> **What to work on**
Leave out all pictures. Return exactly the lines from the top of the material through the line containing "linewidth=1.8, markeredgewidth=0, ax=ax, legend=False, zorder=3)".

> **The data**
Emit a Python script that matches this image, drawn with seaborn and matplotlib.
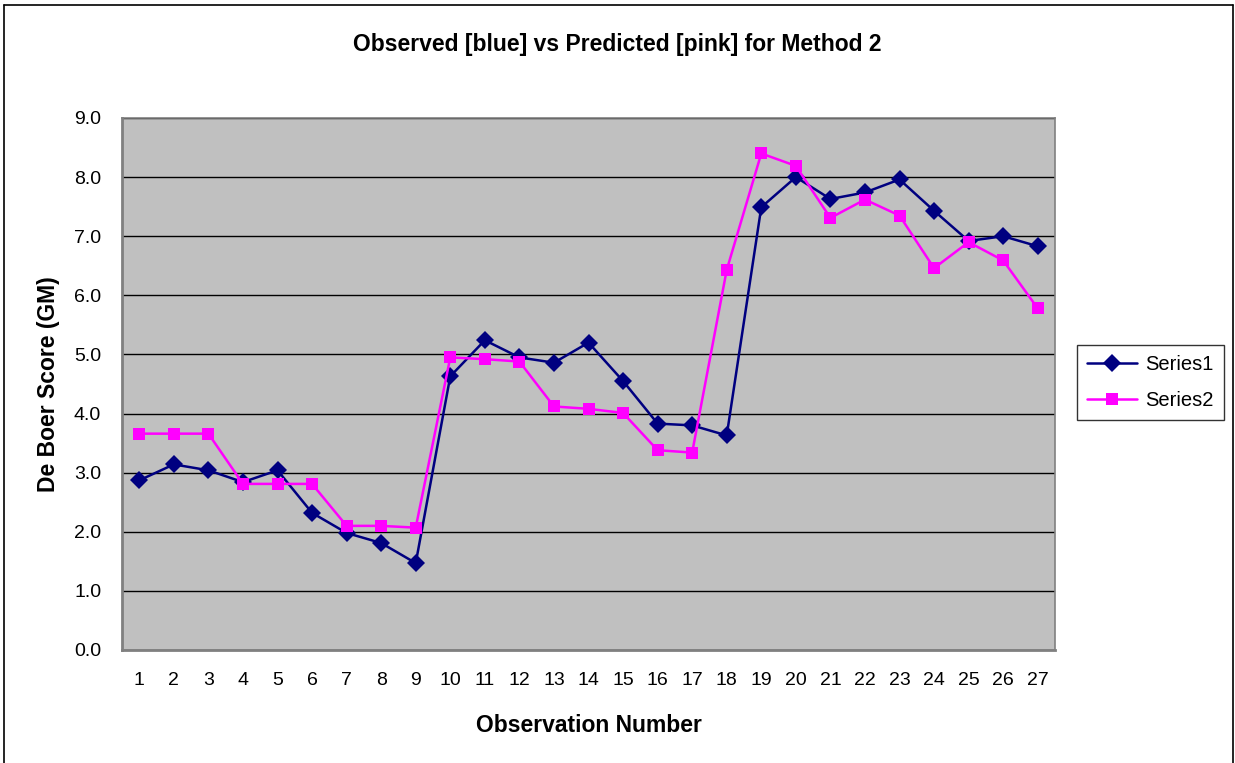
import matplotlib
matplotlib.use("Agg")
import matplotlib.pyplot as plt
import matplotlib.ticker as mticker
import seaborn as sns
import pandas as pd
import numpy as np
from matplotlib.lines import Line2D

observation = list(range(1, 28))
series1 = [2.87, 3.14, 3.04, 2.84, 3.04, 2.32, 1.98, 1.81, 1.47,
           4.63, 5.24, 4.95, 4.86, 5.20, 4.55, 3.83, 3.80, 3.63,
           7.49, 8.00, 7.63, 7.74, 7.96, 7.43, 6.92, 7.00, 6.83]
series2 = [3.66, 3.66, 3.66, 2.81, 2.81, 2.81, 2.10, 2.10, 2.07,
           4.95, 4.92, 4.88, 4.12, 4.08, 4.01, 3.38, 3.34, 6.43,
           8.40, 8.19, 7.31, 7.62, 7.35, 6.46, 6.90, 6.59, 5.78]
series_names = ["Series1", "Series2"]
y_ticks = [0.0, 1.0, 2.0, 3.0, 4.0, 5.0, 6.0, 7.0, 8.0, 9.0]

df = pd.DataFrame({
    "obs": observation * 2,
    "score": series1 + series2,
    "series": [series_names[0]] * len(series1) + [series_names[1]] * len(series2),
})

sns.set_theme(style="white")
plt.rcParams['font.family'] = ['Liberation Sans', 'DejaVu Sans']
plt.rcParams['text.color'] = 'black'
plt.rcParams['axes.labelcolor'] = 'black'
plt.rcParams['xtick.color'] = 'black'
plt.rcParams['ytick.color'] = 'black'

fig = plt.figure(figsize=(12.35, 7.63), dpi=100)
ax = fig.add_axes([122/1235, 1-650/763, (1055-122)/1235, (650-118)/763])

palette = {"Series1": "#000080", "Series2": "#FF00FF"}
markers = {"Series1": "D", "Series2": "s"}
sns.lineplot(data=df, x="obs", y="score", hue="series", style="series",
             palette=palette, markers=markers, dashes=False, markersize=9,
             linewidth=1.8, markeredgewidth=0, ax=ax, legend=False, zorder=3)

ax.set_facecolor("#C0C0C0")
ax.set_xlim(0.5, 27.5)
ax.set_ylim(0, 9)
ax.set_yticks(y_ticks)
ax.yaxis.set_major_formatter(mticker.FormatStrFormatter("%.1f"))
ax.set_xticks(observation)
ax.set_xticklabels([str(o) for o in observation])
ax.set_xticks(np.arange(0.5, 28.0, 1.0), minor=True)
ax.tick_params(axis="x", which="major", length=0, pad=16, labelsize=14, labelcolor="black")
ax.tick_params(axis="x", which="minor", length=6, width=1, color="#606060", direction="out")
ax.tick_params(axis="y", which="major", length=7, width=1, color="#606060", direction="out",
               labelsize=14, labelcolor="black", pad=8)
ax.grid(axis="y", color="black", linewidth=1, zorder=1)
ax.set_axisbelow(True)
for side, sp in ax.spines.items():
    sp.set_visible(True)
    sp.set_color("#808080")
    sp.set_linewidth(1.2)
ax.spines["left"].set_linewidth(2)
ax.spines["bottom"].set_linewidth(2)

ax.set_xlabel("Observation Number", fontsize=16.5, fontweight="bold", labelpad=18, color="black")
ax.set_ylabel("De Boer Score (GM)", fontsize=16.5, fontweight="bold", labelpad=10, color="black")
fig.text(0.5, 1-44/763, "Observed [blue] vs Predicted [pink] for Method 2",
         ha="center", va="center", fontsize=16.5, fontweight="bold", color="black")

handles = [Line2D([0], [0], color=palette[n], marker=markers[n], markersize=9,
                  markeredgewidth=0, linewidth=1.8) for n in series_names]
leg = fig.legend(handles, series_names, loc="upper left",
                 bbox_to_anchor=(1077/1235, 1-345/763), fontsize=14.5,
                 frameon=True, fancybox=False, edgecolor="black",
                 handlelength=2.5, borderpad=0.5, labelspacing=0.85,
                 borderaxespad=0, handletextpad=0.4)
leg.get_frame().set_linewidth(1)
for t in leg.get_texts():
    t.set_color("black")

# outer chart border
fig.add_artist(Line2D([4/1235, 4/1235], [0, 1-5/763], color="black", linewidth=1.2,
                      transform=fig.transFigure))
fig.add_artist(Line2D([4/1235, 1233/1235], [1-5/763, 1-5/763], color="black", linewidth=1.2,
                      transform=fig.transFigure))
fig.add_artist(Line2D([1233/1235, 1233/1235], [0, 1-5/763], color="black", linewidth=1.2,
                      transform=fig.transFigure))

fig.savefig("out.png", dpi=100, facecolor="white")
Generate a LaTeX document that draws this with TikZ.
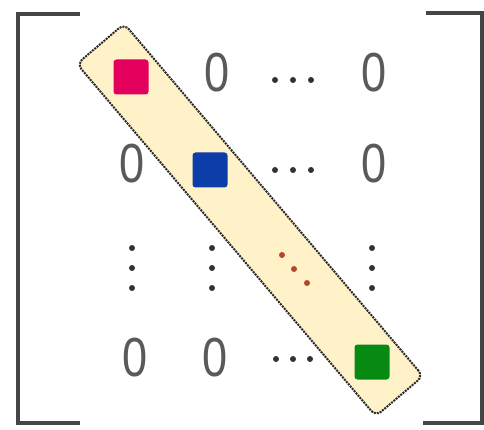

> **Complete output**
Emit a Python script that matches this image, drawn with seaborn and matplotlib.
import matplotlib
matplotlib.use("Agg")
import matplotlib.pyplot as plt
import matplotlib.ticker as mticker
import seaborn as sns
import pandas as pd
import numpy as np
from matplotlib.lines import Line2D

observation = list(range(1, 28))
series1 = [2.87, 3.14, 3.04, 2.84, 3.04, 2.32, 1.98, 1.81, 1.47,
           4.63, 5.24, 4.95, 4.86, 5.20, 4.55, 3.83, 3.80, 3.63,
           7.49, 8.00, 7.63, 7.74, 7.96, 7.43, 6.92, 7.00, 6.83]
series2 = [3.66, 3.66, 3.66, 2.81, 2.81, 2.81, 2.10, 2.10, 2.07,
           4.95, 4.92, 4.88, 4.12, 4.08, 4.01, 3.38, 3.34, 6.43,
           8.40, 8.19, 7.31, 7.62, 7.35, 6.46, 6.90, 6.59, 5.78]
series_names = ["Series1", "Series2"]
y_ticks = [0.0, 1.0, 2.0, 3.0, 4.0, 5.0, 6.0, 7.0, 8.0, 9.0]

df = pd.DataFrame({
    "obs": observation * 2,
    "score": series1 + series2,
    "series": [series_names[0]] * len(series1) + [series_names[1]] * len(series2),
})

sns.set_theme(style="white")
plt.rcParams['font.family'] = ['Liberation Sans', 'DejaVu Sans']
plt.rcParams['text.color'] = 'black'
plt.rcParams['axes.labelcolor'] = 'black'
plt.rcParams['xtick.color'] = 'black'
plt.rcParams['ytick.color'] = 'black'

fig = plt.figure(figsize=(12.35, 7.63), dpi=100)
ax = fig.add_axes([122/1235, 1-650/763, (1055-122)/1235, (650-118)/763])

palette = {"Series1": "#000080", "Series2": "#FF00FF"}
markers = {"Series1": "D", "Series2": "s"}
sns.lineplot(data=df, x="obs", y="score", hue="series", style="series",
             palette=palette, markers=markers, dashes=False, markersize=9,
             linewidth=1.8, markeredgewidth=0, ax=ax, legend=False, zorder=3)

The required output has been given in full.